Delaying retirement fund contributions offers short-term budget relief but raises long-term questions about the sustainability of pension obligations to hundreds of thousands of current and former postal workers. The American Postal Workers Union has previously warned that such delays could jeopardize retirement security if not accompanied by structural reforms.
Consumers Already Facing Higher Costs
The 8 percent package surcharge set to begin later in April will hit consumers and businesses that rely on USPS for shipping. The increase applies to all package services, including Priority Mail and Parcel Select, and comes less than a year after the last round of rate adjustments.
Industry analysts note that USPS pricing is approaching parity with private carriers like UPS and FedEx in some categories, potentially eroding one of the agency's key competitive advantages. Small businesses and rural customers who depend on USPS as their only affordable shipping option face particular pressure from the cumulative effect of repeated price hikes.
"We're watching the Postal Service try to price its way out of a problem that pricing alone can't solve," said one logistics consultant who requested anonymity to speak candidly about a major client. "At some point, you lose the customers you're trying to save."
Congressional Inaction Compounds the Problem
The proposals arrive amid continued legislative gridlock over postal reform. While both parties have expressed support for stabilizing USPS finances, competing visions for the agency's future have stalled comprehensive legislation.
Republicans have generally favored operational restructuring, including potential reductions in delivery frequency and post office closures in underserved areas. Democrats have pushed for eliminating the retiree health benefit pre-funding mandate and increasing federal appropriations to cover public service obligations like rural delivery.
A bipartisan postal reform bill passed in 2022 provided some relief by ending the pre-funding requirement for retiree health benefits, but it stopped short of addressing the agency's broader structural challenges. Subsequent efforts to build on that legislation have foundered.
The Postal Service's independent status—it receives no tax dollars for operations—limits Congress's direct authority but also means lawmakers bear responsibility for the regulatory framework that constrains USPS decision-making.

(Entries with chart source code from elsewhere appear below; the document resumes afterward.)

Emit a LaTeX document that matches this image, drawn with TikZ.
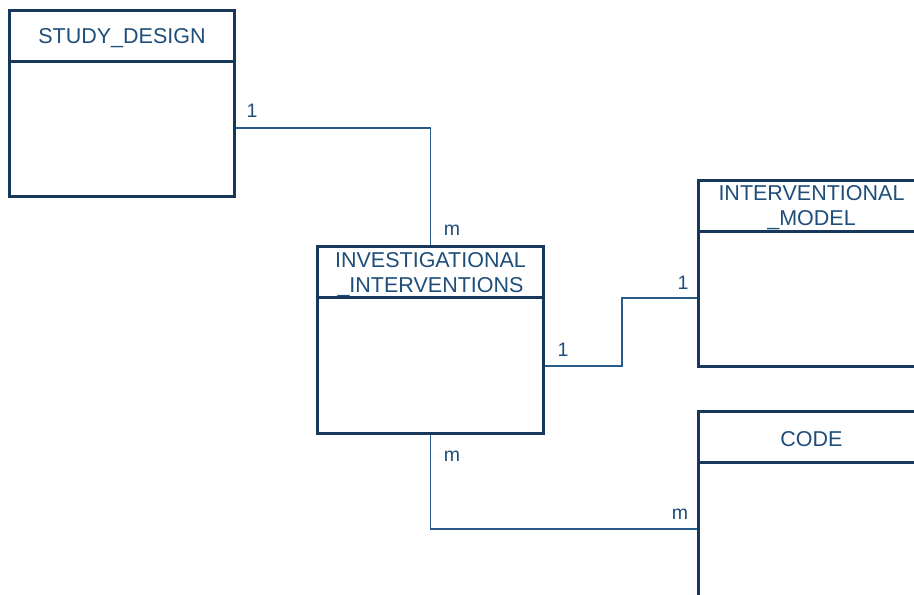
\documentclass[tikz,border=0pt]{standalone}
\usepackage{fontspec}
\setmainfont{Liberation Sans}
\usetikzlibrary{calc}
\definecolor{boxc}{HTML}{17375B}
\definecolor{txtc}{HTML}{1F4E7A}
\definecolor{linkc}{HTML}{2A5A8A}
\tikzset{
  entity/.style={draw=boxc, line width=3pt, rectangle, anchor=north west,
    inner sep=0pt, minimum width=226pt},
  divider/.style={draw=boxc, line width=3pt},
  title/.style={text=txtc, font=\fontsize{21.5}{25}\selectfont, align=center, inner sep=0pt},
  card/.style={text=txtc, font=\fontsize{19.5}{22}\selectfont, inner sep=0pt},
  link/.style={draw=linkc, line width=1.4pt}
}
\begin{document}
\begin{tikzpicture}[x=1pt,y=-1pt]
  \useasboundingbox (0,0) rectangle (914,595);
  \clip (0,0) rectangle (914,595);
  \fill[white] (0,0) rectangle (914,595);

  % entities
  \node[entity, minimum width=225pt, minimum height=186pt] (sd) at (8,9) {};
  \node[entity, minimum height=187pt] (inv) at (316,245) {};
  \node[entity, minimum height=186pt] (im) at (697,179) {};
  \node[entity, minimum height=190pt] (code) at (697,410) {};

  % header dividers
  \draw[divider] ($(sd.north west)+(0,52)$) -- ($(sd.north east)+(0,52)$);
  \draw[divider] ($(inv.north west)+(0,52.5)$) -- ($(inv.north east)+(0,52.5)$);
  \draw[divider] ($(im.north west)+(0,52)$) -- ($(im.north east)+(0,52)$);
  \draw[divider] ($(code.north west)+(0,52)$) -- ($(code.north east)+(0,52)$);

  % entity names
  \node[title] (sdt) at ($(sd.north)+(0,29)$) {STUDY\_DESIGN};
  \node[title] (invt) at ($(inv.north)+(0,30)$) {INVESTIGATIONAL\\\_INTERVENTIONS};
  \node[title] (imt) at ($(im.north)+(0,29)$) {INTERVENTIONAL\\\_MODEL};
  \node[title] (codet) at ($(code.north)+(0,29)$) {CODE};

  % relationships
  \draw[link] ($(sd.north east)+(0,119)$) -| (inv.north);
  \draw[link] ($(inv.north east)+(0,121)$) -- ++(77,0) |- ($(im.north west)+(0,119)$);
  \draw[link] (inv.south) |- ($(code.north west)+(0,119)$);

  % cardinalities
  \node[card] (c1) at (252,111) {1};
  \node[card] (c2) at (452,230) {m};
  \node[card] (c3) at (563,350) {1};
  \node[card] (c4) at (683,283) {1};
  \node[card] (c5) at (452,456) {m};
  \node[card] (c6) at (680,514) {m};
\end{tikzpicture}
\end{document}
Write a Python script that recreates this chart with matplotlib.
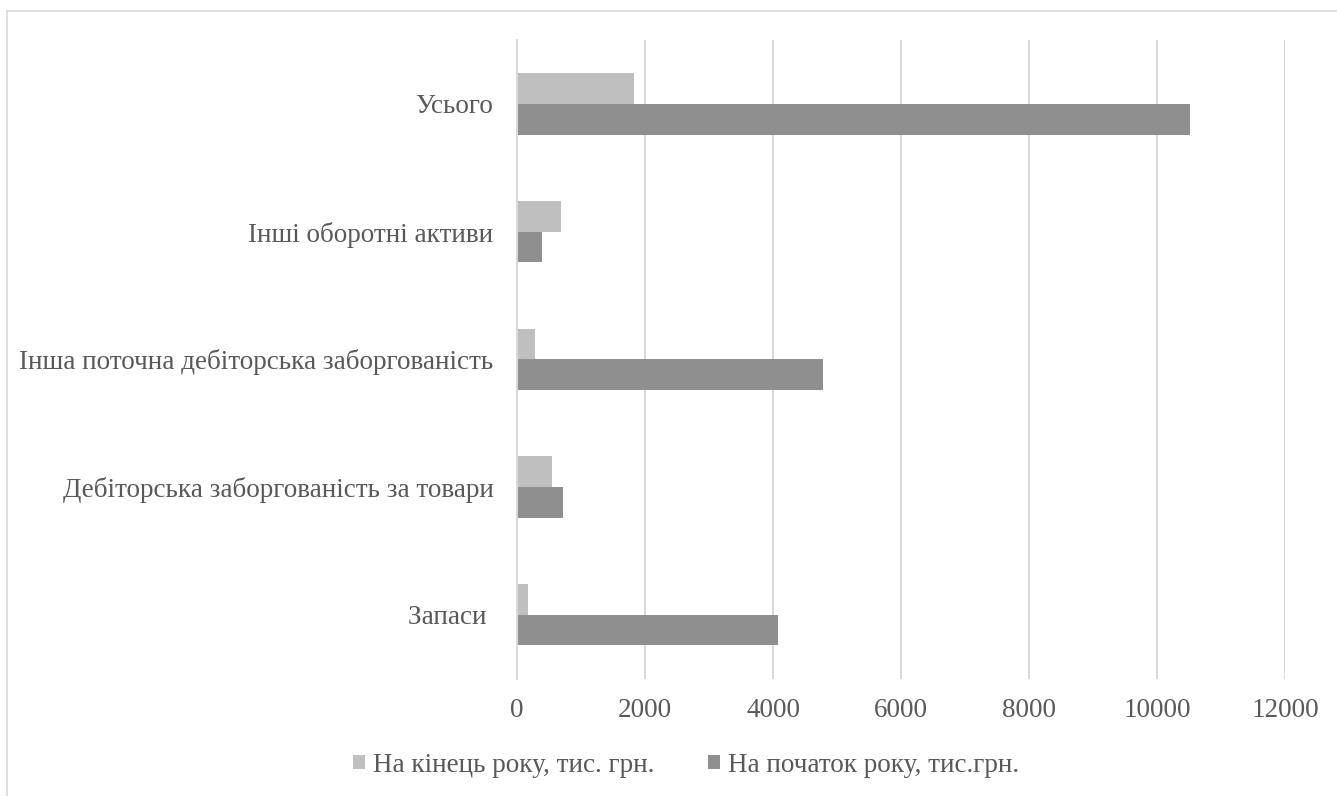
import matplotlib
matplotlib.use("Agg")
import matplotlib.pyplot as plt
from matplotlib.lines import Line2D
from matplotlib.patches import Patch
import numpy as np

# Категорії оборотних активів (знизу вгору)
categories = [
    "Запаси ",
    "Дебіторська заборгованість за товари",
    "Інша поточна дебіторська заборгованість",
    "Інші оборотні активи",
    "Усього",
]
end_of_year = [167, 553, 282, 689, 1822]        # На кінець року, тис. грн.
start_of_year = [4077, 725, 4782, 392, 10510]   # На початок року, тис.грн.
series_labels = ["На кінець року, тис. грн.", "На початок року, тис.грн."]
x_ticks = [0, 2000, 4000, 6000, 8000, 10000, 12000]

light = "#BFBFBF"
dark = "#8F8F8F"
text_col = "#595959"
grid_col = "#D9D9D9"
fs = 19.5

plt.rcParams["font.family"] = ["Liberation Serif", "DejaVu Serif"]

fig = plt.figure(figsize=(13.37, 7.96), dpi=100)
ax = fig.add_axes([517 / 1337, 1 - 678.6 / 796, (1285.3 - 517) / 1337, (678.6 - 40) / 796])

y = np.arange(len(categories))
h = 0.24
ax.barh(y + h / 2, end_of_year, height=h, color=light, zorder=3)
ax.barh(y - h / 2, start_of_year, height=h, color=dark, zorder=3)

ax.set_xlim(0, 12000)
ax.set_ylim(-0.5, len(categories) - 0.5)
ax.set_xticks(x_ticks)
ax.set_xticklabels([str(t) for t in x_ticks])
ax.set_yticks(y)
ax.set_yticklabels(categories)
ax.tick_params(axis="both", length=0, colors=text_col, labelsize=fs)
ax.tick_params(axis="x", pad=14)
ax.tick_params(axis="y", pad=17)

ax.grid(axis="x", color=grid_col, linewidth=1.5, zorder=0)
for s in ("top", "right", "bottom"):
    ax.spines[s].set_visible(False)
ax.spines["left"].set_color(grid_col)
ax.spines["left"].set_linewidth(1.5)
ax.spines["left"].set_zorder(4)

# Рамка області діаграми
fig.add_artist(Line2D([7 / 1337, 7 / 1337], [0, 1 - 11 / 796], transform=fig.transFigure,
                      color=grid_col, linewidth=1.2))
fig.add_artist(Line2D([7 / 1337, 1], [1 - 11 / 796, 1 - 11 / 796], transform=fig.transFigure,
                      color=grid_col, linewidth=1.2))

handles = [Patch(facecolor=light), Patch(facecolor=dark)]
fig.legend(handles, series_labels, loc="center", bbox_to_anchor=(686 / 1337, 1 - 765 / 796),
           ncol=2, frameon=False, fontsize=fs, labelcolor=text_col,
           handlelength=0.45, handleheight=0.45, handletextpad=0.3, columnspacing=1.96,
           borderaxespad=0, borderpad=0)

fig.savefig("out.png", dpi=100, facecolor="white")
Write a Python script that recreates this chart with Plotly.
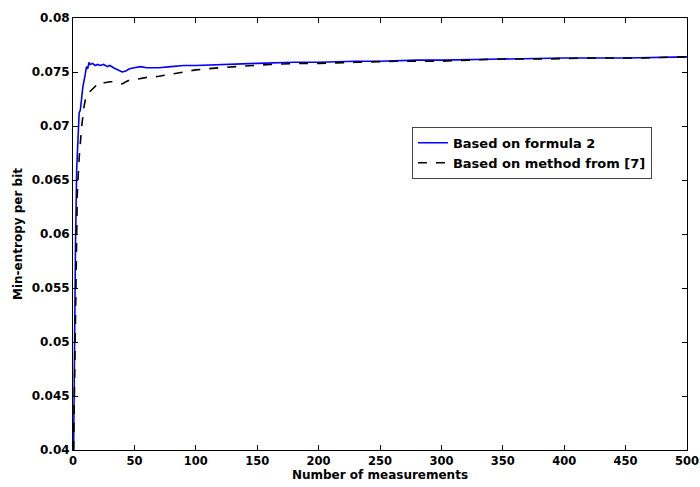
import plotly.graph_objects as go

blue_x = [0.5, 1, 2, 3, 4, 5, 6, 7, 8, 10, 11, 12, 13, 14, 16, 18, 20, 22, 25, 28, 30, 33, 36, 40, 43, 46, 50, 55, 60, 70, 80, 90, 100, 120, 150, 180, 200, 230, 250, 280, 300, 350, 400, 450, 480, 500]
blue_y = [0.040, 0.050, 0.0588, 0.066, 0.069, 0.0712, 0.0715, 0.0725, 0.0736, 0.0748, 0.0755, 0.0753, 0.0759, 0.0757, 0.0758, 0.0756, 0.0757, 0.0756, 0.0757, 0.0755, 0.0756, 0.0754, 0.0752, 0.0750, 0.0751, 0.0753, 0.0754, 0.0755, 0.0754, 0.0754, 0.0755, 0.0756, 0.0756, 0.0757, 0.0758, 0.0759, 0.0759, 0.0760, 0.0760, 0.0761, 0.0761, 0.0762, 0.0763, 0.0763, 0.0764, 0.0764]

black_x = [0.5, 1, 2, 3, 3.5, 5, 7, 9, 10.5, 13, 16.5, 20, 22, 26, 30, 35, 40, 45, 50, 55, 60, 70, 80, 90, 100, 120, 143, 160, 184, 200, 230, 265, 300, 346, 380, 427, 460, 500]
black_y = [0.040, 0.045, 0.052, 0.060, 0.0638, 0.067, 0.0699, 0.0718, 0.0727, 0.0731, 0.0735, 0.0739, 0.0741, 0.0740, 0.0741, 0.0741, 0.0739, 0.0742, 0.0743, 0.0744, 0.0745, 0.0746, 0.0748, 0.0750, 0.0752, 0.0754, 0.0756, 0.0757, 0.0758, 0.0758, 0.0759, 0.0760, 0.0760, 0.0762, 0.0762, 0.0763, 0.0763, 0.0764]

x_ticks = [0, 50, 100, 150, 200, 250, 300, 350, 400, 450, 500]
y_ticks = [0.04, 0.045, 0.05, 0.055, 0.06, 0.065, 0.07, 0.075, 0.08]
y_tick_labels = ["0.04", "0.045", "0.05", "0.055", "0.06", "0.065", "0.07", "0.075", "0.08"]

font_family = "DejaVu Sans, sans-serif"
fnt = dict(family=font_family, size=12, color="black")
xtick_fnt = dict(family=font_family, size=11.5, color="black")
legend_fnt = dict(family=font_family, size=13, color="black")

fig = go.Figure()
fig.add_trace(go.Scatter(x=blue_x, y=blue_y, mode="lines", name="<b>Based on formula 2</b>",
                         line=dict(color="#0000ff", width=1.6)))
fig.add_trace(go.Scatter(x=black_x, y=black_y, mode="lines", name="<b>Based on method from [7]</b>",
                         line=dict(color="#000000", width=1.6, dash="dash")))

axis_common = dict(showline=True, linecolor="black", linewidth=1, mirror="ticks",
                   ticks="inside", ticklen=5, tickcolor="black", showgrid=False, zeroline=False,
                   automargin=False, ticklabeloverflow="allow")

fig.update_layout(
    width=700, height=487,
    margin=dict(l=73, r=13, t=18, b=37),
    paper_bgcolor="white", plot_bgcolor="white",
    showlegend=True,
    legend=dict(x=0.552, y=0.748, xanchor="left", yanchor="top",
                bgcolor="white", bordercolor="#444", borderwidth=1,
                font=legend_fnt, tracegroupgap=0, itemwidth=30),
    xaxis=dict(range=[0, 500], tickvals=x_ticks, ticktext=["<b>%d</b>" % v for v in x_ticks],
               tickfont=xtick_fnt,
               title=dict(text="<b>Number of measurements</b>", standoff=1, font=fnt),
               **axis_common),
    yaxis=dict(range=[0.04, 0.08], tickvals=y_ticks, ticktext=["<b>%s</b>" % s for s in y_tick_labels],
               tickfont=fnt,
               title=dict(text="<b>Min-entropy per bit</b>", standoff=6, font=fnt),
               **axis_common),
)

fig.write_html("out.html")
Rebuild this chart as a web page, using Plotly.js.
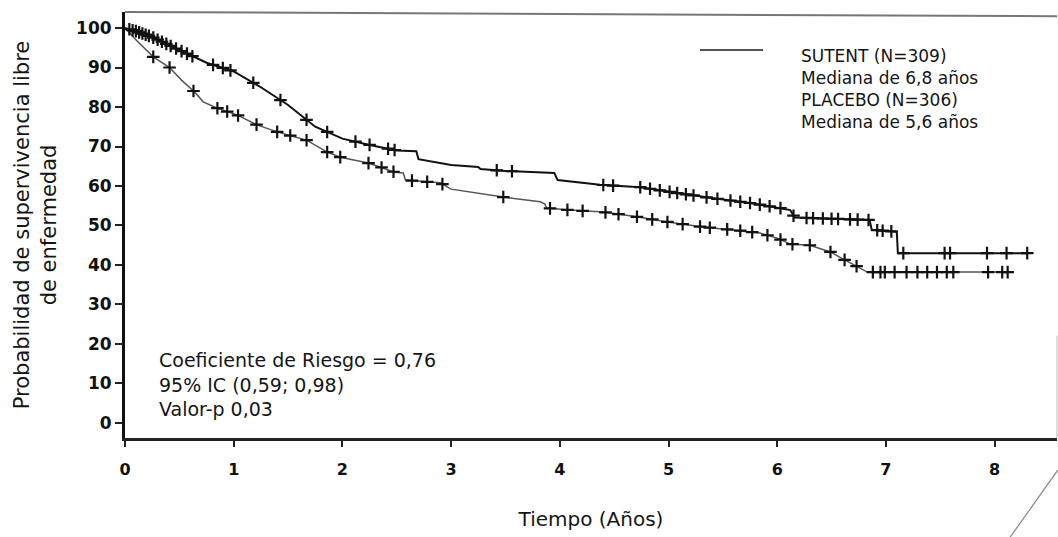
<!DOCTYPE html>
<html>
<head>
<meta charset="utf-8">
<script src="https://cdn.plot.ly/plotly-3.0.1.min.js"></script>
<style>html,body{margin:0;padding:0;background:#fff;}#chart{width:1058px;height:537px;}</style>
</head>
<body>
<div id="chart"></div>
<script>
// ---- data ----
var sutentTime = [0, 0.1, 0.25, 0.5, 0.75, 1.0, 1.25, 1.5, 1.75, 2.0, 2.25, 2.5, 2.68, 2.7, 3.0, 3.25, 3.27, 3.5, 3.95, 3.98, 4.37, 4.74, 5.01, 5.38, 5.75, 6.03, 6.12, 6.16, 6.85, 6.87, 7.1, 7.11, 8.3];
var sutentSurv = [100, 99.2, 97.7, 94.4, 91.2, 89.0, 85.0, 80.5, 75.0, 72.0, 70.4, 69.0, 68.8, 66.8, 65.3, 64.8, 64.3, 63.8, 63.3, 61.5, 60.3, 59.7, 58.5, 57.0, 55.7, 54.4, 53.9, 52.0, 51.4, 48.9, 48.4, 43.0, 43.0];
var placeboTime = [0, 0.1, 0.26, 0.41, 0.52, 0.64, 0.72, 0.85, 1.03, 1.22, 1.4, 1.67, 1.86, 1.98, 2.24, 2.37, 2.48, 2.56, 2.58, 2.9, 3.0, 3.48, 3.82, 3.86, 3.88, 4.09, 4.4, 4.71, 4.99, 5.32, 5.59, 5.84, 6.0, 6.12, 6.3, 6.49, 6.62, 6.73, 6.83, 8.17];
var placeboSurv = [100, 97.0, 92.7, 90.0, 86.8, 83.8, 81.3, 79.7, 78.0, 75.4, 73.7, 71.6, 68.6, 67.3, 65.8, 64.6, 63.5, 63.3, 61.5, 60.8, 59.2, 57.2, 56.0, 55.5, 54.4, 53.9, 53.4, 52.2, 50.9, 49.6, 48.9, 48.1, 46.8, 45.3, 45.0, 43.3, 41.3, 39.7, 38.2, 38.2];
var sutentCensor = [0.04, 0.07, 0.1, 0.13, 0.16, 0.19, 0.22, 0.26, 0.3, 0.34, 0.38, 0.42, 0.47, 0.52, 0.57, 0.62, 0.81, 0.9, 0.97, 1.18, 1.43, 1.67, 1.86, 2.12, 2.25, 2.42, 2.48, 3.42, 3.56, 4.4, 4.49, 4.74, 4.83, 4.92, 5.01, 5.08, 5.16, 5.23, 5.35, 5.45, 5.57, 5.66, 5.75, 5.84, 5.93, 6.03, 6.15, 6.27, 6.33, 6.42, 6.5, 6.56, 6.67, 6.74, 6.84, 6.92, 6.97, 7.05, 7.16, 7.54, 7.59, 7.93, 8.11, 8.3];
var placeboCensor = [0.26, 0.41, 0.63, 0.85, 0.94, 1.04, 1.21, 1.4, 1.52, 1.67, 1.86, 1.98, 2.24, 2.36, 2.47, 2.64, 2.78, 2.92, 3.48, 3.91, 4.07, 4.21, 4.42, 4.54, 4.71, 4.85, 4.99, 5.13, 5.29, 5.38, 5.54, 5.66, 5.77, 5.91, 6.03, 6.14, 6.3, 6.49, 6.62, 6.73, 6.88, 6.95, 6.99, 7.08, 7.19, 7.29, 7.38, 7.47, 7.56, 7.62, 7.94, 8.07, 8.12];
var yTickVals = [0, 10, 20, 30, 40, 50, 60, 70, 80, 90, 100];
var xTickVals = [0, 1, 2, 3, 4, 5, 6, 7, 8];
var legendLines = ['SUTENT (N=309)', 'Mediana de 6,8 años', 'PLACEBO (N=306)', 'Mediana de 5,6 años'];
var statsLines = ['Coeficiente de Riesgo = 0,76', '95% IC (0,59; 0,98)', 'Valor-p 0,03'];

// survival value at a censoring time
function survAt(ts, ss, t) {
  for (var i = ts.length - 1; i >= 0; i--) {
    if (ts[i] <= t) {
      if (i === ts.length - 1) return ss[i];
      var f = (t - ts[i]) / (ts[i + 1] - ts[i]);
      return ss[i] + f * (ss[i + 1] - ss[i]);
    }
  }
  return ss[0];
}

var txt = '#151515';
var mk = {symbol: 'cross-thin', size: 9, line: {width: 2.2, color: '#111'}};

var traces = [
  {x: sutentTime, y: sutentSurv, mode: 'lines', name: 'SUTENT (N=309)', line: {color: '#111', width: 2}, showlegend: false, hoverinfo: 'skip'},
  {x: placeboTime, y: placeboSurv, mode: 'lines', name: 'PLACEBO (N=306)', line: {color: '#555', width: 1.5}, showlegend: false, hoverinfo: 'skip'},
  {x: sutentCensor, y: sutentCensor.map(function (t) { return survAt(sutentTime, sutentSurv, t); }), mode: 'markers', name: 'SUTENT censurado', marker: mk, showlegend: false, hoverinfo: 'skip'},
  {x: placeboCensor, y: placeboCensor.map(function (t) { return survAt(placeboTime, placeboSurv, t); }), mode: 'markers', name: 'PLACEBO censurado', marker: mk, showlegend: false, hoverinfo: 'skip'}
];

var annotations = [
  {x: 6.2, y: 96.0, xref: 'x', yref: 'y', text: legendLines.join('<br>'), showarrow: false, xanchor: 'left', yanchor: 'top', align: 'left',
   font: {family: 'DejaVu Sans', size: 17, color: txt}},
  {x: 0.29, y: 19.3, xref: 'x', yref: 'y', text: statsLines.join('<br>'), showarrow: false, xanchor: 'left', yanchor: 'top', align: 'left',
   font: {family: 'DejaVu Sans', size: 19, color: txt}}
];

var layout = {
  width: 1058, height: 537,
  margin: {l: 125, r: 1, t: 12, b: 99},
  paper_bgcolor: '#fff', plot_bgcolor: '#fff',
  showlegend: false,
  xaxis: {
    range: [0, 8.574], tickvals: xTickVals, ticktext: xTickVals.map(String),
    showline: true, linecolor: '#222', linewidth: 3, ticks: 'outside', ticklen: 6, tickwidth: 2, tickcolor: '#222',
    showgrid: false, zeroline: false, ticklabelstandoff: 9,
    tickfont: {family: 'DejaVu Sans', size: 16, weight: 'bold', color: '#111'},
    title: {text: 'Tiempo (Años)', font: {family: 'DejaVu Sans', size: 20, color: txt}, standoff: 34}
  },
  yaxis: {
    range: [-3.8, 104.05], tickvals: yTickVals,
    showline: true, linecolor: '#111', linewidth: 3, ticks: 'outside', ticklen: 7, tickwidth: 2, tickcolor: '#222',
    showgrid: false, zeroline: false,
    tickfont: {family: 'DejaVu Sans', size: 17, weight: 'bold', color: '#111'},
    title: {text: 'Probabilidad de supervivencia libre<br>de enfermedad', font: {family: 'DejaVu Sans', size: 21, color: txt}, standoff: 14}
  },
  shapes: [
    {type: 'line', xref: 'paper', yref: 'paper', x0: 0, x1: 1, y0: 1, y1: 0.99, line: {color: '#777', width: 2}},
    {type: 'line', xref: 'x', yref: 'y', x0: 5.29, x1: 5.87, y0: 94.4, y1: 94.4, line: {color: '#555', width: 2}},
    {type: 'line', xref: 'paper', yref: 'paper', x0: 1, x1: 1, y0: 0, y1: 0.24, line: {color: '#bbb', width: 1}},
    {type: 'line', xref: 'paper', yref: 'paper', x0: 1.001, x1: 0.949, y0: -0.075, y1: -0.235, line: {color: '#888', width: 1.2}}
  ],
  annotations: annotations
};

Plotly.newPlot('chart', traces, layout, {displayModeBar: false, staticPlot: true});
</script>
</body>
</html>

The agency cannot set its own prices without regulatory approval, cannot close facilities without extensive review, and must maintain service standards that often conflict with financial sustainability.
What Happens Next
The Postal Regulatory Commission will review the proposed price increases through a public comment process that typically takes several months. The commission has historically approved most USPS rate requests, though it occasionally requires modifications or delays implementation.
The retirement fund payment delays may require coordination with the Office of Personnel Management and could face legal challenges from postal unions, depending on how the deferral is structured. Previous attempts to modify retirement obligations have triggered litigation that dragged on for years.
Postal Service leadership has warned repeatedly that without significant intervention—either through new revenue, reduced obligations, or operational changes—the agency faces potential insolvency within the next several years. The question is no longer whether USPS will take drastic action, but whether that action will come through managed reform or crisis-driven collapse.
For now, consumers should prepare for higher shipping costs and businesses should factor increased postal rates into their planning. The 8 percent surcharge later this month is just the beginning of what promises to be a painful adjustment period for an institution that has served as the nation's communications backbone for more than two centuries.